Sundance Diaries: New Frontier

  • January 26, 2020
  • Share Facebook Twitter
Blog

New Frontier hosted a review for members of the press on day two of the festival. Eric P. Nelson and I attended the event to document the experience, but it proved to be a more challenging task than we had anticipated. Regardless, we had fun trying. 

There are many VR experiences and exhibits to participate in (32 projects from 21 countries, to be exact), but you definitely need to get your name on a list. The VR experiences generally run about 10-12 minutes, and if you aren’t there when you’re scheduled to be, you may lose your spot. There simply wasn’t enough time during the press review for us to hit up everything. Here’s what we did experience.

Autumn Thatcher's Review

Atomu

We talked about Atomu during our RadioACTive pre-Sundance broadcast, and I had been curious about it ever since. It was amazing. Atomu visually represents a Kikuyu tribal myth from Kenya that directors Shariffa Ali and Yutunde Dada grew up listening to. It tells the story of Wacici, who longs to be in the body they crave. The experience is considered civic tech and speaks to the concept of identity and our individual quests to be who we truly are while conjuring feelings of empathy. The viewer participates in the experience as an ancestor and watches Wacici’s journey unfold in front of them through beautiful choreography around the sacred Mũgumo tree in Kenya. Ali and Dada hope to help change the stigma in Africa that homosexuality or queerness is unAfrican. Listen to my interview and be sure to check this one out during the festival. 

Living Distance

Created by Xin Liu, The Living Distance has you sit in a comfy chair and strap on the VR goggles for a trip to outer space with the director’s wisdom tooth. Sure, it sounds strange, but you get packaged into a space shuttle and rocket to space, where suddenly the packaging around you falls to pieces and you are floating in space. When else will you get that chance?

All Kinds of Limbo

Part of the Exhibition category, All Kinds of Limbo features a cast of one: Nubiya Brandon, who gives viewers a look into the National Theatre of Great Britain’s communal musical journey. Her performance reflects West India’s influence on the UK’s music scene. To be honest, I didn’t know that from my experience with the exhibit—that information was taken from the description. My experience led me to believe that I was witnessing the evolution of a singular artist at various stages of her musical career. The point of what was happening was lost on me because I was too enthralled with her talent as a musician—and I was totally distracted by her awesome outfits. I liked this one, but I would need to experience it again and try harder to pay attention to the message. 

My Trip

Artist Bjarne Melgaard simulates a DMT hallucinogenic trip through the dark web accompanied by some of his pieces of art, ranging from an octopus sculpture (Octo) and a man (Lightbulb Man), to a woman riding on a horse. The sculptures travel through various dimensions full of psychedelic color. The viewer sits in a chair that allows them to turn 360 degrees as needed to follow the subjects in the VR. It’s a total trip—and pretty fun—until the end, when the descriptive words of the realities of what the dark web contains are flashed in front of your eyes. Then it feels pretty depressing. I had so many questions after this one. I totally recommend it. 

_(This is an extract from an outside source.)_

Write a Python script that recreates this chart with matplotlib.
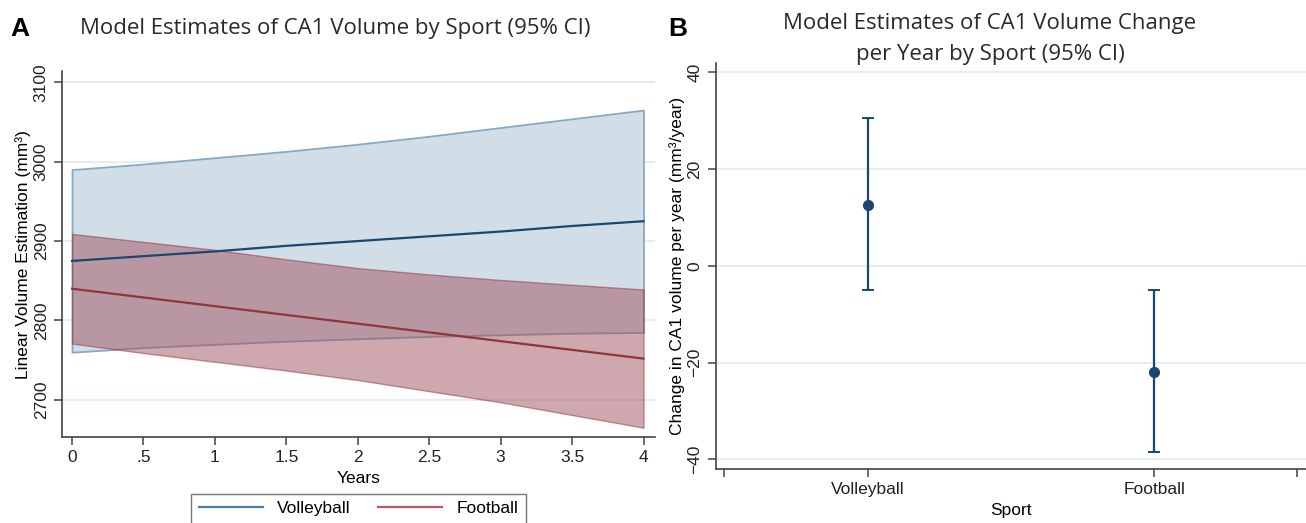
import numpy as np
import matplotlib
matplotlib.use('Agg')
import matplotlib.pyplot as plt
from matplotlib.lines import Line2D

plt.rcParams['font.family'] = ['Liberation Sans', 'DejaVu Sans']

# panel A data
years = [0, 0.5, 1, 1.5, 2, 2.5, 3, 3.5, 4]
vb_mean = [2875, 2881, 2887, 2894, 2900, 2906, 2912, 2919, 2925]
vb_upper = [2990, 2997, 3005, 3013, 3022, 3032, 3043, 3054, 3065]
vb_lower = [2760, 2766, 2770, 2774, 2777, 2780, 2782, 2784, 2785]
fb_mean = [2840, 2829, 2818, 2807, 2796, 2785, 2774, 2763, 2752]
fb_upper = [2909, 2899, 2889, 2877, 2866, 2858, 2851, 2845, 2839]
fb_lower = [2771, 2759, 2748, 2737, 2725, 2711, 2697, 2681, 2665]

# panel B data
sports = ['Volleyball', 'Football']
slope = [12.5, -22.0]
slope_lo = [-5.0, -38.5]
slope_hi = [30.5, -5.0]

BLUE = '#1a476f'
RED = '#90353b'
GRID = '#e6edf1'
AXC = '#444444'

fig = plt.figure(figsize=(13.06, 5.23), dpi=100)

# ---- panel A
ax = fig.add_axes([0.0475, 0.164, 0.454, 0.700])
ax.fill_between(years, vb_lower, vb_upper, facecolor='#d2dee7', edgecolor='#86aac4', linewidth=1.3, zorder=2)
ax.fill_between(years, fb_lower, fb_upper, facecolor='#a0505f', alpha=0.5, edgecolor=RED, linewidth=1.0, zorder=3)
ax.plot(years, vb_mean, color=BLUE, linewidth=1.6, zorder=4)
ax.plot(years, fb_mean, color=RED, linewidth=1.6, zorder=4)
ax.set_xlim(-0.07, 4.08)
ax.set_ylim(2653, 3114)
ax.set_xticks([0, 0.5, 1, 1.5, 2, 2.5, 3, 3.5, 4])
ax.set_xticklabels(['0', '.5', '1', '1.5', '2', '2.5', '3', '3.5', '4'])
ax.set_yticks([2700, 2800, 2900, 3000, 3100])
for lab in ax.get_yticklabels():
    lab.set_rotation(90)
    lab.set_va('center')
ax.set_xlabel('Years', fontsize=12.5, labelpad=4)
ax.set_ylabel('Linear Volume Estimation (mm³)', fontsize=12.5, labelpad=2)

leg_handles = [Line2D([0], [0], color='#4f7aa3', lw=1.6),
               Line2D([0], [0], color='#b85a62', lw=1.6)]
leg = ax.legend(leg_handles, sports, loc='upper center', bbox_to_anchor=(0.5, -0.13),
                ncol=2, frameon=True, fancybox=False, fontsize=12.5, handlelength=3.7,
                columnspacing=1.6, borderpad=0.45)
leg.get_frame().set_edgecolor('#555555')
leg.get_frame().set_linewidth(1.0)

fig.text(0.008, 0.945, 'A', fontsize=19, fontweight='bold', va='center')
fig.text(0.257, 0.945, 'Model Estimates of CA1 Volume by Sport (95% CI)',
         fontsize=16, family=['Open Sans', 'DejaVu Sans'], ha='center', va='center', color='#2a2a2a')

# ---- panel B
bx = fig.add_axes([0.548, 0.103, 0.452, 0.777])
xpos = np.arange(1, len(sports) + 1)
err = [np.array(slope) - np.array(slope_lo), np.array(slope_hi) - np.array(slope)]
bx.errorbar(xpos, slope, yerr=err, fmt='o', color=BLUE, ecolor=BLUE, markersize=7,
            elinewidth=1.6, capsize=4, capthick=1.4, zorder=4)
bx.set_xlim(0.47, 2.53)
bx.set_ylim(-42, 42)
bx.set_xticks([0.5, 1, 2, 2.5])
bx.set_xticklabels(['', 'Volleyball', 'Football', ''])
bx.set_yticks([-40, -20, 0, 20, 40])
for lab in bx.get_yticklabels():
    lab.set_rotation(90)
    lab.set_va('center')
bx.set_xlabel('Sport', fontsize=12.5, labelpad=4)
bx.set_ylabel('Change in CA1 volume per year (mm³/year)', fontsize=12.5, labelpad=2)

fig.text(0.512, 0.945, 'B', fontsize=19, fontweight='bold', va='center')
fig.text(0.758, 0.925, 'Model Estimates of CA1 Volume Change\nper Year by Sport (95% CI)',
         fontsize=16, family=['Open Sans', 'DejaVu Sans'], ha='center', va='center',
         color='#2a2a2a', linespacing=1.6)

for a in (ax, bx):
    a.spines['top'].set_visible(False)
    a.spines['right'].set_visible(False)
    a.spines['left'].set_color(AXC)
    a.spines['bottom'].set_color(AXC)
    a.spines['left'].set_linewidth(1.2)
    a.spines['bottom'].set_linewidth(1.2)
    a.yaxis.grid(True, color=GRID, linewidth=1.5, zorder=0)
    a.set_axisbelow(True)
    a.tick_params(axis='both', direction='out', length=6, width=1.1, color=AXC,
                  labelsize=12.5, labelcolor='#222222')

fig.savefig('out.png', dpi=100)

A really awkward interview

I was catching up with a publicist whom I had met last year at the festival when she informed me about a 75-minute film in the New Frontier by artist Lynn Hershman Leeson. I had no idea who the artist was, but her film, The Electronic Diaries of Lynn Hershman Leeson, sounded really cool. We did an impromptu interview that Eric filmed, but yeah, no one will ever see that footage. The artist was visibly upset that I had not seen her film prior to the interview. Turns out she has been at Sundance five other times, and she does really interesting work. I tried to salvage the interview but to no avail. I would have liked to see the film despite the uncomfortable interview, but there wasn’t enough time. Seventy five minutes would have taken up all of the time for the press review for New Frontier and the Ray. It was my first interview of the festival and a total letdown. But hey, a bruised ego only makes me stronger, right?